The front of Friday’s New York Times featured dismayed coverage of another conservative-pleasing ruling from the Supreme Court, this one reining in the Environmental Protection Agency. First up, legal reporter Charlie Savage’s “E.P.A. Ruling Is Milestone in Long Pushback to Regulation of Business.”
The Supreme Court ruling in the Environmental Protection Agency case on Thursday was a substantial victory for libertarian-minded conservatives who have worked for decades to curtail or dismantle modern-style government regulation of the economy.
In striking down an E.P.A. plan to reduce carbon emissions from power plants, the court issued a decision whose implications go beyond hobbling the government’s ability to fight climate change. Many other types of regulations might now be harder to defend.
Savage laid out the traditional liberal take on governmental regulatory agencies – they are vital to protect the public, and could never harm or act as a shield to preserve big businesses against competition by pushing regulations that smaller companies can’t afford to comply with.
The ruling widens an opening to attack a government structure that, in the 20th century, became the way American society imposes rules on businesses: Agencies set up by Congress come up with the specific methods of ensuring that the air and water are clean, that food, drugs, vehicles and consumer products are safe, and that financial firms follow the rules.
Such regulations may benefit the public as a whole, but can also cut into the profits of corporations and affect other narrow interests. For decades, wealthy conservatives have been funding a long-game effort to hobble that system, often referred to as the administrative state.
Savage concluded that thanks to “the ideology of the contemporary Republican Party….it is unlikely that Congress will enact new laws expanding regulations.” His reasoning was sentimental.
The prospect that the Republican-appointed supermajority on the court may be just getting started in assaulting the administrative state over the coming years is alarming those who say the United States needs regulations to have a civilized society.
Then he quoted former Obama appointee Marietta Robinson: “If you don’t have regulations, then the only people who will benefit will be those who, with no rules, will make more money.”
Supreme Court beat reporter Adam Liptak also made his opinion clear in Friday’s front-page story, as “Supreme Court Limits E.P.A.’s Ability to Restrict Power Plant Emissions” was dominated by the losing argument from Justice Elena Kagan. Even though the Court voted 6-3 to limit the EPA’s to regulate carbon emissions from power plants, her rhetoric dominated the story at the expense of the actual majority decision.
In ruling against the E.P.A., the Supreme Court again waded into a politically divisive issue on the final day of a blockbuster term, adding to the conservative supermajority’s decisions to eliminate the constitutional right to abortion, vastly expand gun rights and further erode the wall separating church and state….
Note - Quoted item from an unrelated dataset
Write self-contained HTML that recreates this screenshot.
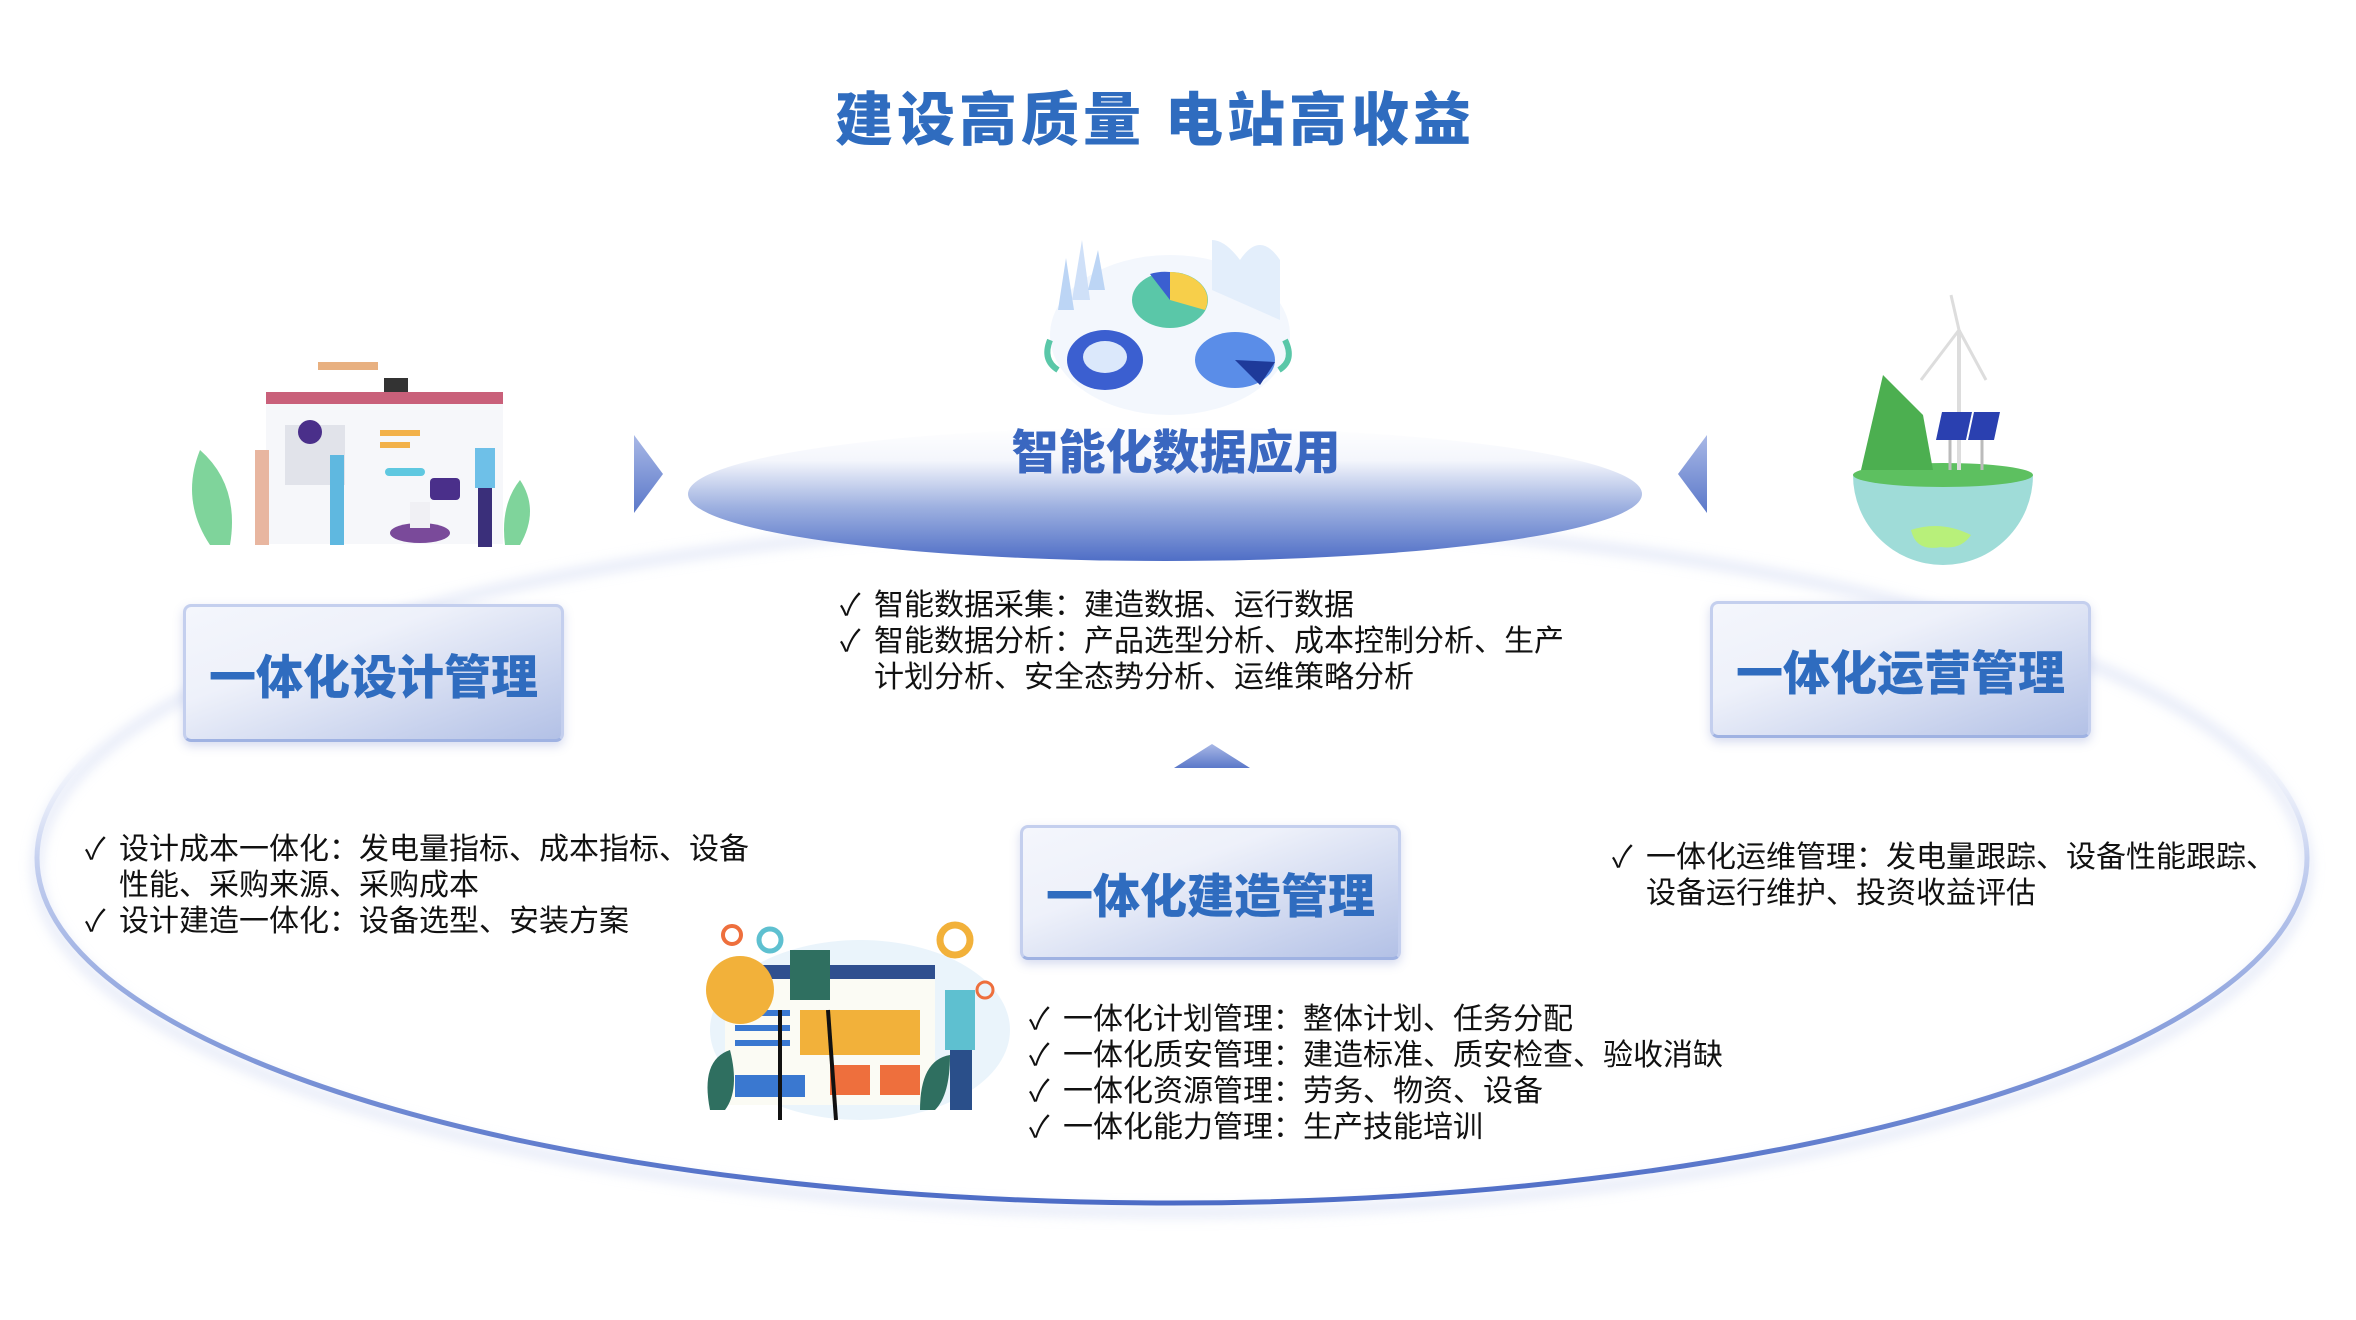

Writing for the majority, Chief Justice John G. Roberts Jr. only glancingly alluded to the harms caused by climate change. Justice Elena Kagan began her dissent with a long passage detailing the devastation the planet faces, including hurricanes, floods, famines, coastal erosion, mass migration and political crises.
See a pattern here?
In dissent, Justice Kagan wrote that the court had substituted its own policy judgment for that of Congress.
….In dissent, Justice Kagan wrote that the statute at issue in the case had given the agency ample authority….She added that the agency was best suited to take on climate change.
On and on Kagan went. In all, there were 21 sentences in the piece either quoting Kagan or summarizing her thought, compared to just nine from Roberts, who authored the winning majority opinion, and three from a concurring opinion.